A couple of months ago I had a discussion on the Biblical Horizons blog here. Both sides seemed to be talking past each other. I thought about it again today, and I think I can succinctly phrase my chief concern.
"It was a very bright day, for both the sun and the moon were shining."
I suppose no none would be silly enough to actually write this, but if they were, they would not communicate so much the brightness of the day, as the dimness of the sun.
Statements like (and I'm not quoting you) "God blessed Mary and Joseph with Jesus, but continued to bless them, increasing their honor with more children." makes the same mistake as the above quote. It does not so much honor Mary and childbearing, as minimize the honor which is Christ Himself.

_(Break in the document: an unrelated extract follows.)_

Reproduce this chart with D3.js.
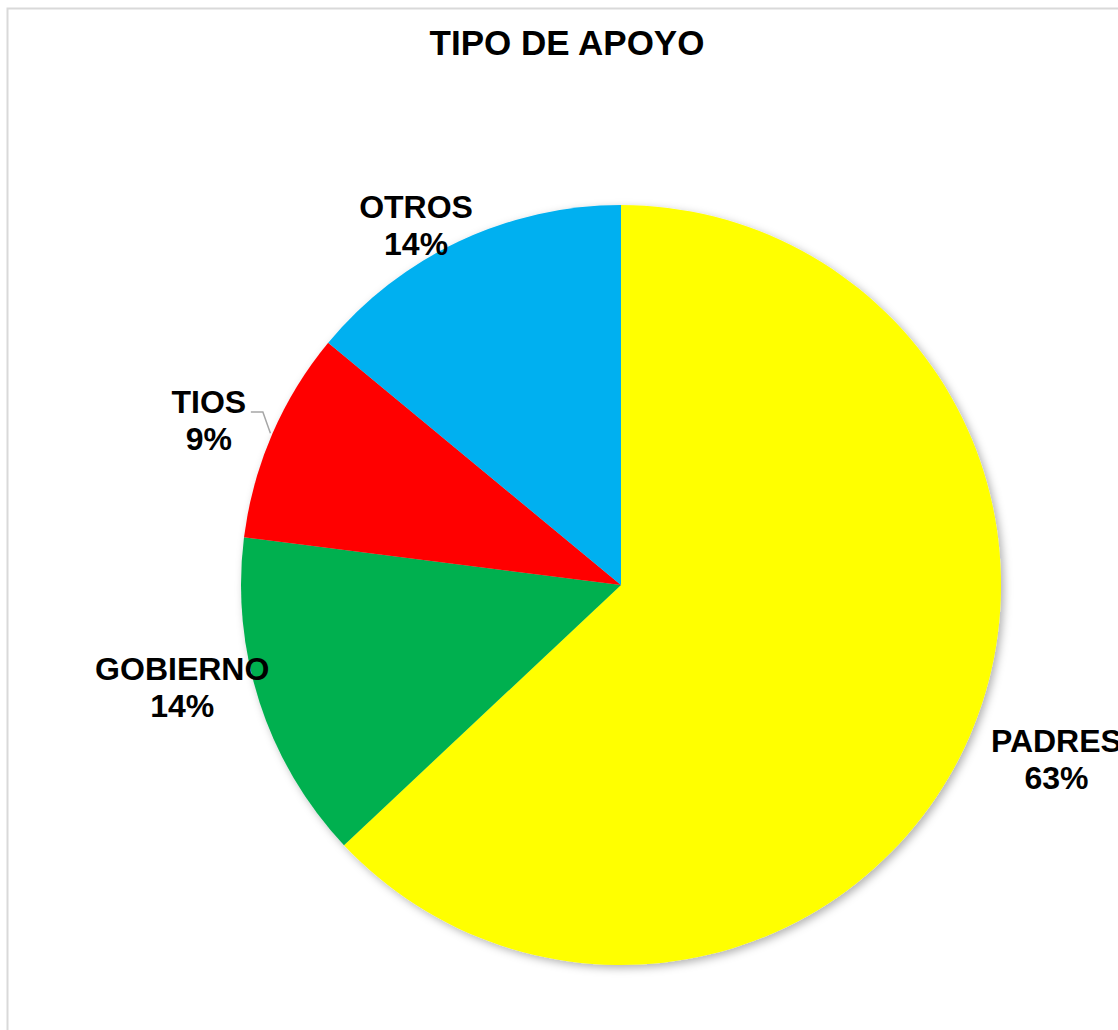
<!DOCTYPE html>
<html>
<head>
<meta charset="utf-8">
<script src="https://cdnjs.cloudflare.com/ajax/libs/d3/7.8.5/d3.min.js"></script>
<style>
  html, body { margin: 0; padding: 0; background: #fff; overflow: hidden; }
  svg { display: block; font-family: "Liberation Sans", Arial, sans-serif; }
</style>
</head>
<body>
<svg id="chart" width="1118" height="1030"></svg>
<script>
// Chart data
const title = "TIPO DE APOYO";
const categories = ["PADRES", "GOBIERNO", "TIOS", "OTROS"];
const values = [63, 14, 9, 14];
const colors = ["#FFFF00", "#00B050", "#FF0000", "#00B0F0"];

// Label placement (angle in degrees clockwise from 12 o'clock, distance from centre)
const labelAngle = [113, 255.6, 290.5, 329.6];
const labelDist = [473, 453, 440, 405];

const W = 1118, H = 1030;
const cx = 621, cy = 585, R = 380;

const svg = d3.select("#chart");

const defs = svg.append("defs");
const shadow = defs.append("filter").attr("id", "pieShadow")
  .attr("x", "-10%").attr("y", "-10%").attr("width", "120%").attr("height", "120%");
shadow.append("feDropShadow")
  .attr("dx", 3).attr("dy", 3).attr("stdDeviation", 4)
  .attr("flood-color", "#000").attr("flood-opacity", 0.3);

// chart area frame
svg.append("rect")
  .attr("x", 7.5).attr("y", 8.5)
  .attr("width", W + 50).attr("height", H + 50)
  .attr("fill", "#fff")
  .attr("stroke", "#d9d9d9").attr("stroke-width", 2);

// title
svg.append("text")
  .attr("x", 567).attr("y", 55)
  .attr("text-anchor", "middle")
  .attr("font-size", 35).attr("font-weight", "bold")
  .attr("fill", "#000")
  .text(title);

const data = categories.map((c, i) => ({ name: c, value: values[i], color: colors[i], i }));

const pie = d3.pie().sort(null).value(d => d.value);
const arc = d3.arc().innerRadius(0).outerRadius(R);
const arcs = pie(data);

const g = svg.append("g").attr("transform", `translate(${cx},${cy})`);

g.append("g").attr("filter", "url(#pieShadow)")
  .selectAll("path")
  .data(arcs)
  .join("path")
  .attr("d", arc)
  .attr("fill", d => d.data.color);

// label positions
const toRad = a => a * Math.PI / 180;
const labelPos = data.map((d, i) => {
  const a = toRad(labelAngle[i]);
  return [labelDist[i] * Math.sin(a), -labelDist[i] * Math.cos(a)];
});

// leader line for the small TIOS slice
const tiosIdx = categories.indexOf("TIOS");
const tiosArc = arcs[tiosIdx];
const tp = labelPos[tiosIdx];
const midA = (tiosArc.startAngle + tiosArc.endAngle) / 2;
const edge = [ (R + 2) * Math.sin(midA), -(R + 2) * Math.cos(midA) ];
g.append("polyline")
  .attr("points", [
    [tp[0] + 42, tp[1] - 19],
    [tp[0] + 54, tp[1] - 19],
    [edge[0], edge[1]]
  ].map(p => p.join(",")).join(" "))
  .attr("fill", "none")
  .attr("stroke", "#a6a6a6")
  .attr("stroke-width", 1.5);

const labels = g.selectAll("text.lbl")
  .data(data)
  .join("text")
  .attr("class", "lbl")
  .attr("text-anchor", "middle")
  .attr("font-size", 32).attr("font-weight", "bold")
  .attr("fill", "#000")
  .attr("transform", (d, i) => `translate(${labelPos[i][0]},${labelPos[i][1]})`);

labels.append("tspan").attr("x", 0).attr("y", -18).text(d => d.name);
labels.append("tspan").attr("x", 0).attr("y", 19).text(d => d.value + "%");
</script>
</body>
</html>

Similarly, consider the following (rather silly) statement "Though Aristotle had many great writings, though he nearly single handedly founded the study of Rhetoric, literary criticism, metaphysics, science, astronomy, and many other disciplines; the honor in these hardly deserves mention next to his greatest honor: he was the tutor of Alexander the Great." Though this statement superficially purports to praise Aristotle, in fact, it is (rather clearly) over the top praise of Alexander the Great.

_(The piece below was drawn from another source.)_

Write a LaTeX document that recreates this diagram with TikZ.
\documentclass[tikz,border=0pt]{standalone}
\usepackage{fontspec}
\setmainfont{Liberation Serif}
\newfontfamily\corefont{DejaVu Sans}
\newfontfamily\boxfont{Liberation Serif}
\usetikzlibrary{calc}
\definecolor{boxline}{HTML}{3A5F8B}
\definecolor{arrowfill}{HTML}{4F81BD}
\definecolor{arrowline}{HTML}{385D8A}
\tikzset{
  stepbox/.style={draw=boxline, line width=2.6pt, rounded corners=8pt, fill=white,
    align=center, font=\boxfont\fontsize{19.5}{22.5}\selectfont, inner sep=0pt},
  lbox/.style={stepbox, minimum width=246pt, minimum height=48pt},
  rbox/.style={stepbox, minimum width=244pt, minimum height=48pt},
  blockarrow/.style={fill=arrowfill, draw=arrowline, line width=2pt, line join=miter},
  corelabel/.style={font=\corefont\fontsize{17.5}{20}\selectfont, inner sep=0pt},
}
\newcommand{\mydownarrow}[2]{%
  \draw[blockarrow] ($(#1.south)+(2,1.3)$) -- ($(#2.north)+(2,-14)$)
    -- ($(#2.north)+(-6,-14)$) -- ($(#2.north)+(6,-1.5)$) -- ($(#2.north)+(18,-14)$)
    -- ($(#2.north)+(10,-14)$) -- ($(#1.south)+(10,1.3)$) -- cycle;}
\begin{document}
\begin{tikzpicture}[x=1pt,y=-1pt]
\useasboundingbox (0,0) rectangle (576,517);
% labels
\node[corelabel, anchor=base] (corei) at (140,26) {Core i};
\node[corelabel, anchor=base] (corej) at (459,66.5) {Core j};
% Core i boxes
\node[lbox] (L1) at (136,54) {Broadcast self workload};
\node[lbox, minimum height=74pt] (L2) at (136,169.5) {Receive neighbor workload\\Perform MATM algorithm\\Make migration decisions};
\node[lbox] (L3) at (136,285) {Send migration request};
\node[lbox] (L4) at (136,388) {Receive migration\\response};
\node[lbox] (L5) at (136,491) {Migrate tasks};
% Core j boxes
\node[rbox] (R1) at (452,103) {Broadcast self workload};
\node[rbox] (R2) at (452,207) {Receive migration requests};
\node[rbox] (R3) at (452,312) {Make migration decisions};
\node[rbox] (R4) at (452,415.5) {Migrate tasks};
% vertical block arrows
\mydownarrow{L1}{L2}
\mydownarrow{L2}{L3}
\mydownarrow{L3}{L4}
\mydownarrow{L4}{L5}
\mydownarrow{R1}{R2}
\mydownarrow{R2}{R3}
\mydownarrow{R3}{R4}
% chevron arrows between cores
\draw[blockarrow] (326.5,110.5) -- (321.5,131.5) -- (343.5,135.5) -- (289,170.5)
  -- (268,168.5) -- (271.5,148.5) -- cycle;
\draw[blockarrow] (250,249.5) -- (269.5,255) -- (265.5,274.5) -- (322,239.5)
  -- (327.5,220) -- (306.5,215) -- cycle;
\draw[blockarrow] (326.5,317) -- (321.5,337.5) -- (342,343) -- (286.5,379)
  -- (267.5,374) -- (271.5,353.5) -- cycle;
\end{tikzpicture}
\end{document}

But if we change it slightly, substituting Mary for Aristotle, and Jesus for Alexander the Great, it is no longer excessive, but a fitting praise for Jesus. And Orthodox praise of Mary, in which the praise of her as ever-virgin plays a large part, has become such praise of Christ. As such, we must be very careful that in correcting errors they have made, we do not make them say something like "Aristotle is chiefly to be honored for tutoring Alexander, but aside from this he has many other great accomplishments, including the founding of the disciplines of..." which, though more fitting praise of Alexander, is nearly blasphemous when made praise of Christ.
And my concern with what you have written about Mary here, though it is in many ways admirable, is that it falls into these two traps. In the first place, while attempting to honor childbearing, it in fact dims Christ; and while attempting to correct Orthodox errors, in fact, treats Christ as just another man.